GOAL OF THE EXERCISE:
Print, word for word, every line from the beginning of the listing up to and including the line with "fontsize=14, fontweight='bold', labelpad=6)". Pictures are to be excluded.

※ ※ ※

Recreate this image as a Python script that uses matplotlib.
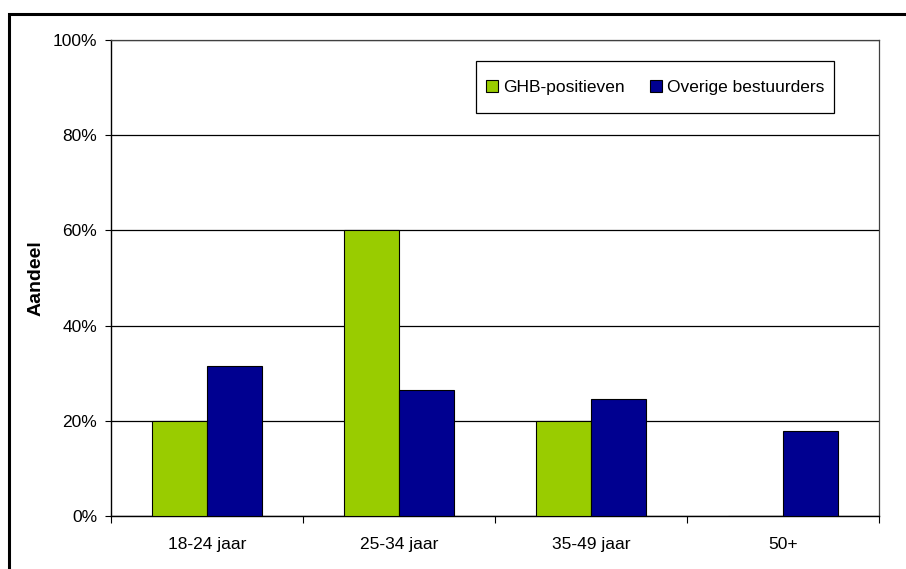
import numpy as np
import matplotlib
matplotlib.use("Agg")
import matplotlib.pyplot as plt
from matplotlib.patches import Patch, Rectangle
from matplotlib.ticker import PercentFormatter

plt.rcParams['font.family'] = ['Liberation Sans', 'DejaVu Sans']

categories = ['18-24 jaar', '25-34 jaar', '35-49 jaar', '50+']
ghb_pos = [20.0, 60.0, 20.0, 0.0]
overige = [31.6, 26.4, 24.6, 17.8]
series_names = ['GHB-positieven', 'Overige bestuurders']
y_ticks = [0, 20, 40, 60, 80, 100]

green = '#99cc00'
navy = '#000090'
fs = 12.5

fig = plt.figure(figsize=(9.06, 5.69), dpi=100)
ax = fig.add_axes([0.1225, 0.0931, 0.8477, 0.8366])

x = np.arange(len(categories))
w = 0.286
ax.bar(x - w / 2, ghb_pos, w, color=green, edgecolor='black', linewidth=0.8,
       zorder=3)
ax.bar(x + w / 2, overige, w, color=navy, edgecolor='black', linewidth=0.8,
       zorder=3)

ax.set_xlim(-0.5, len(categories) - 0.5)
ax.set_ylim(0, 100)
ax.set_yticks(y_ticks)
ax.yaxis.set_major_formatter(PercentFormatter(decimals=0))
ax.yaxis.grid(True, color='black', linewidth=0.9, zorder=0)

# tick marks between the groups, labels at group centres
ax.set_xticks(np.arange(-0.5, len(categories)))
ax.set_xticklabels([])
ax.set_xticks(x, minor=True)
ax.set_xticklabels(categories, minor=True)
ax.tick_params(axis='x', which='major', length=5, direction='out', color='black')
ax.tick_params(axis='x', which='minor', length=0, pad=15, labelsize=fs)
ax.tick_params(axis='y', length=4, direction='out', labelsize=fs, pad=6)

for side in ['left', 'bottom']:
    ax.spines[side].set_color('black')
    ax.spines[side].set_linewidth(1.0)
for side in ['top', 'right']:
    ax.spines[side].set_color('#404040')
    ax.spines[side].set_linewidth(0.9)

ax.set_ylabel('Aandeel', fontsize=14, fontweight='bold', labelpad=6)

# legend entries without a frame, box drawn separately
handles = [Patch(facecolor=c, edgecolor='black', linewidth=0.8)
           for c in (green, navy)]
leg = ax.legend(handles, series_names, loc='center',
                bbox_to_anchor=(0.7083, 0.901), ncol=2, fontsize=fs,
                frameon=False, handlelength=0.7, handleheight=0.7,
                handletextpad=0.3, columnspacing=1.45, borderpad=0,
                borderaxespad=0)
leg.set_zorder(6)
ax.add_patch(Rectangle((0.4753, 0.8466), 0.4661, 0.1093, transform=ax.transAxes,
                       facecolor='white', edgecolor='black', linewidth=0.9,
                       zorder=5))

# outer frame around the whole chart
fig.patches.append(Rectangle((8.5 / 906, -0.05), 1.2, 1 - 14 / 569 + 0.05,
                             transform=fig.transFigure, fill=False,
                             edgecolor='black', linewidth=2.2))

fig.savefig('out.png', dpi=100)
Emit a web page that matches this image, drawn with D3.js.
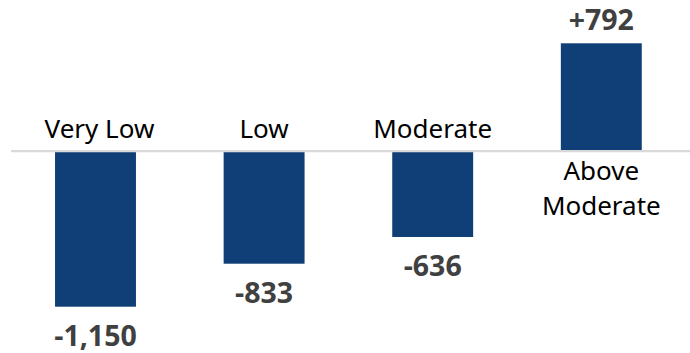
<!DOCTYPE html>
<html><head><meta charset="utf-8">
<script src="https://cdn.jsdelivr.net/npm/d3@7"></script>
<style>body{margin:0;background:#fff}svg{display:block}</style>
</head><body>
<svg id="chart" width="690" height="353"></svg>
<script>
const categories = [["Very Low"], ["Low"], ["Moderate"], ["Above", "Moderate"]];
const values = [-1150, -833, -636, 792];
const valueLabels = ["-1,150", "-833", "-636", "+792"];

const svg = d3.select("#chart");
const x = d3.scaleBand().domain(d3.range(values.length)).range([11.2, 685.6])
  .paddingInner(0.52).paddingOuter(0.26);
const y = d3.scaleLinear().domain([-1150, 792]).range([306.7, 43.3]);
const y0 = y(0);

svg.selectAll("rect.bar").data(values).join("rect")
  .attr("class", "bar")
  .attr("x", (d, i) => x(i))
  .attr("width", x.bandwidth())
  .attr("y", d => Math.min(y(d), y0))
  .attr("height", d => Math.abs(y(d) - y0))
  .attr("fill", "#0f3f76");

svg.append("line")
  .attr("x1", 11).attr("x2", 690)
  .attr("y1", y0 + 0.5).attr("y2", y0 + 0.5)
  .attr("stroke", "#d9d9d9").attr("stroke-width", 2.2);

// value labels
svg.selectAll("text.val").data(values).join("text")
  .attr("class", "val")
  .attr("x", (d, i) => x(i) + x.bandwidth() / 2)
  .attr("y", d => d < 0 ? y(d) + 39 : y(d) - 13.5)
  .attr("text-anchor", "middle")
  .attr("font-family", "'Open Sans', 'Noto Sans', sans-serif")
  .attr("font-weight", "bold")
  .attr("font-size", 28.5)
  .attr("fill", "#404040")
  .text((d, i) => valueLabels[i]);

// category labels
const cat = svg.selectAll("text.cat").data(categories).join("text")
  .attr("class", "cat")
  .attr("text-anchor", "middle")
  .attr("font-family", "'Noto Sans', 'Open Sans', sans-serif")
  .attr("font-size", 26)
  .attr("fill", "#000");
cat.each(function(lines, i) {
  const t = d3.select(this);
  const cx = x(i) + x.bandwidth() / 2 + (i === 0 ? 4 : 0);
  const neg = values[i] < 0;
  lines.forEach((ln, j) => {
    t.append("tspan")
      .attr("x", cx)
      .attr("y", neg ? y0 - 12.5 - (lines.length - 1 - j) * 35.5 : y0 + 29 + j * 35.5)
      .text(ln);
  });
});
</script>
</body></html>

※ ※ ※

SOLUTION BELOW:
Recreate this image as a Python script that uses matplotlib.
import numpy as np
import matplotlib
matplotlib.use("Agg")
import matplotlib.pyplot as plt
from matplotlib.patches import Patch, Rectangle
from matplotlib.ticker import PercentFormatter

plt.rcParams['font.family'] = ['Liberation Sans', 'DejaVu Sans']

categories = ['18-24 jaar', '25-34 jaar', '35-49 jaar', '50+']
ghb_pos = [20.0, 60.0, 20.0, 0.0]
overige = [31.6, 26.4, 24.6, 17.8]
series_names = ['GHB-positieven', 'Overige bestuurders']
y_ticks = [0, 20, 40, 60, 80, 100]

green = '#99cc00'
navy = '#000090'
fs = 12.5

fig = plt.figure(figsize=(9.06, 5.69), dpi=100)
ax = fig.add_axes([0.1225, 0.0931, 0.8477, 0.8366])

x = np.arange(len(categories))
w = 0.286
ax.bar(x - w / 2, ghb_pos, w, color=green, edgecolor='black', linewidth=0.8,
       zorder=3)
ax.bar(x + w / 2, overige, w, color=navy, edgecolor='black', linewidth=0.8,
       zorder=3)

ax.set_xlim(-0.5, len(categories) - 0.5)
ax.set_ylim(0, 100)
ax.set_yticks(y_ticks)
ax.yaxis.set_major_formatter(PercentFormatter(decimals=0))
ax.yaxis.grid(True, color='black', linewidth=0.9, zorder=0)

# tick marks between the groups, labels at group centres
ax.set_xticks(np.arange(-0.5, len(categories)))
ax.set_xticklabels([])
ax.set_xticks(x, minor=True)
ax.set_xticklabels(categories, minor=True)
ax.tick_params(axis='x', which='major', length=5, direction='out', color='black')
ax.tick_params(axis='x', which='minor', length=0, pad=15, labelsize=fs)
ax.tick_params(axis='y', length=4, direction='out', labelsize=fs, pad=6)

for side in ['left', 'bottom']:
    ax.spines[side].set_color('black')
    ax.spines[side].set_linewidth(1.0)
for side in ['top', 'right']:
    ax.spines[side].set_color('#404040')
    ax.spines[side].set_linewidth(0.9)

ax.set_ylabel('Aandeel', fontsize=14, fontweight='bold', labelpad=6)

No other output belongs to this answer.